During the catheterization process, catheters are inserted with measurement equipment at their tips. These scan their immediate surroundings and indicate levels of limpidity and calcium enrichment.

Top Spin Medical developed a unique catheter with MRI-like capabilities, which has undergone installation and clinical testing at hospitals. With insertion of this catheter, pulses returning from surrounding tissues to the tip of the catheter allow measurements of tissue parameters such as its lipid layer or calcium composition and alert the physician to the placement of lesions.  The exact position of the lesion has to be pinpointed for the accuracy of the interventional procedure and to decrease the risk upon operating. Hence the need for measurement of catheter orientation.

The problem is that the orientation of the catheter’s tip is unknown throughout insertion. Thus the exact location cannot be accurately given. To view the catheter along its insertion and positioning, physicians use local x-ray imaging. In these images the outer envelope of the tip is clearly visible. However, x-ray images are two-dimensional, and so when the catheter tip is oriented perpendicular to the plane of the image, physicians cannot tell whether it points inward or outwards.
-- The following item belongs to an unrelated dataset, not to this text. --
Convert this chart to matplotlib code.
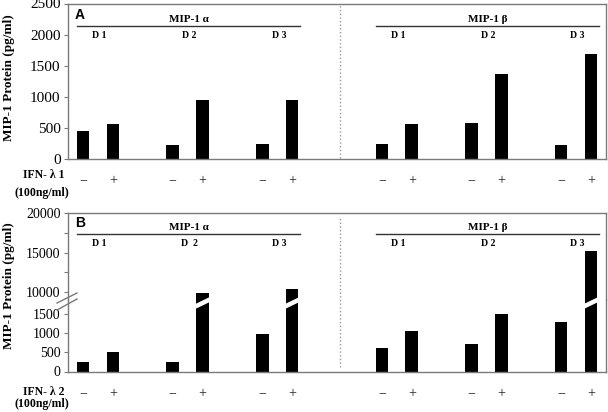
import matplotlib
matplotlib.use('Agg')
import matplotlib.pyplot as plt
from matplotlib.transforms import blended_transform_factory
from matplotlib.lines import Line2D
from matplotlib.patches import Polygon

# data
proteins = ['MIP-1 α', 'MIP-1 β']
donors_a = [['D 1', 'D 2', 'D 3'], ['D 1', 'D 2', 'D 3']]
donors_b = [['D 1', 'D  2', 'D 3'], ['D 1', 'D 2', 'D 3']]
treatments = ['−', '+']
# order: MIP-1a D1-,D1+,D2-,D2+,D3-,D3+, then MIP-1b same
vals_a = [450, 560, 230, 950, 245, 950, 245, 565, 580, 1370, 225, 1690]
vals_b = [250, 500, 250, 9900, 970, 10380, 600, 1040, 710, 1480, 1270, 15200]

plt.rcParams['font.family'] = ['Liberation Serif', 'DejaVu Serif']

W, H = 608, 412
fig = plt.figure(figsize=(W / 100, H / 100), dpi=100)

def fx(px):
    return px / W

def fy(py):
    return 1 - py / H

def axes_at(left, top, right, bottom):
    return fig.add_axes([fx(left), fy(bottom), fx(right) - fx(left), fy(top) - fy(bottom)])

xpos = [p * 10 + d * 3 + t for p in range(2) for d in range(3) for t in range(2)]
bw = 0.42
grey = '#7a7a7a'

def style(ax, size):
    ax.set_xlim(-0.52, 17.5)
    ax.set_xticks([])
    for s in ax.spines.values():
        s.set_color(grey)
        s.set_linewidth(1)
    ax.tick_params(axis='y', direction='out', length=3, width=0.8, color=grey,
                   labelsize=size, pad=2)

def headers(ax, donors, y_text, y_line, y_d):
    tr = blended_transform_factory(ax.transData, fig.transFigure)
    for p, name in enumerate(proteins):
        x0 = p * 10
        ax.text(x0 + 3.55, fy(y_text), name, transform=tr, ha='center', va='center',
                fontsize=8, fontweight='bold')
        fig.add_artist(Line2D([x0 - 0.2, x0 + 7.25], [fy(y_line)] * 2, transform=tr,
                              color='#333333', lw=1))
        for d, dn in enumerate(donors[p]):
            ax.text(x0 + d * 3 + 0.55, fy(y_d), dn, transform=tr, ha='center', va='center',
                    fontsize=7, fontweight='bold')

def bottom_labels(ax, y_pm, num, y_ifn, y_conc):
    tr = blended_transform_factory(ax.transData, fig.transFigure)
    for i, x in enumerate(xpos):
        ax.text(x, fy(y_pm), treatments[i % 2], transform=tr, ha='center', va='center',
                fontsize=10, color='#222222')
    fig.text(fx(44), fy(y_ifn), 'IFN- λ ' + num, ha='center', va='center',
             fontsize=8.5, fontweight='bold')
    fig.text(fx(42), fy(y_conc), '(100ng/ml)', ha='center', va='center',
             fontsize=8.5, fontweight='bold')

def divider(ax, y_top, y_bot):
    tr = blended_transform_factory(ax.transData, fig.transFigure)
    fig.add_artist(Line2D([8.6, 8.6], [fy(y_bot), fy(y_top)], transform=tr,
                          color='#9a9a9a', lw=1, ls=':'))

# panel A
ax_a = axes_at(67.5, 3.5, 606, 159)
ax_a.bar(xpos, vals_a, width=bw, color='black')
ax_a.set_ylim(0, 2500)
ax_a.set_yticks(range(0, 2501, 500))
style(ax_a, 11)
headers(ax_a, donors_a, 19, 26, 36)
bottom_labels(ax_a, 181, '1', 175, 193)
divider(ax_a, 5, 158)
fig.text(fx(80), fy(15), 'A', family='Liberation Sans', fontweight='bold',
         fontsize=10, ha='center', va='center')
fig.text(fx(9), fy(78), 'MIP-1 Protein (pg/ml)', rotation=90, ha='center', va='center',
         fontsize=9.5, fontweight='bold')

# panel B (broken axis)
ax_hi = axes_at(67.5, 213, 606, 300)
ax_lo = axes_at(67.5, 300, 606, 371.5)
for ax in (ax_hi, ax_lo):
    ax.bar(xpos, vals_b, width=bw, color='black')
    style(ax, 10)
ax_hi.set_ylim(9000, 20000)
ax_hi.set_yticks([10000, 12500, 15000, 17500, 20000])
ax_hi.set_yticklabels(['10000', '', '15000', '', '20000'])
ax_hi.spines['bottom'].set_visible(False)
ax_lo.set_ylim(0, 1850)
ax_lo.set_yticks([0, 500, 1000, 1500])
ax_lo.spines['top'].set_visible(False)

headers(ax_hi, donors_b, 228, 234, 244)
bottom_labels(ax_lo, 394, '2', 392, 404)
divider(ax_lo, 217, 367)
fig.text(fx(80), fy(223), 'B', family='Liberation Sans', fontweight='bold',
         fontsize=10, ha='center', va='center')
fig.text(fx(9), fy(286), 'MIP-1 Protein (pg/ml)', rotation=90, ha='center', va='center',
         fontsize=9.5, fontweight='bold')

# break marks on the axis
for y1, y2 in [(303, 293), (310, 299)]:
    fig.add_artist(Line2D([fx(57), fx(77)], [fy(y1), fy(y2)], color=grey, lw=1))

# white slanted cut across the broken bars
for x, v in zip(xpos, vals_b):
    if v > 1850:
        xl = ax_lo.transData.transform((x - bw / 2, 0))[0] - 1
        xr = ax_lo.transData.transform((x + bw / 2, 0))[0] + 1
        pts = [(fx(xl), fy(304)), (fx(xr), fy(297)), (fx(xr), fy(302)), (fx(xl), fy(309))]
        fig.add_artist(Polygon(pts, closed=True, transform=fig.transFigure,
                               facecolor='white', edgecolor='none'))

fig.savefig('out.png', dpi=100)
By employing advanced algorithmic methods, RSIP Vision has constructed a method to ascertain the catheter’s tip orientation from x-ray images – catheter orientation measurement. Single x-ray images obtained during catheter insertion provide the input to our algorithms. During the first stage, the catheter tip is segmented in the images. The tip’s opacity in the image is then used to tell its orientation. Using our algorithms, both orientation information can be used by the physician during catheterization, and more accurate positions of lipid lesions can be given at the examination site of the catheter.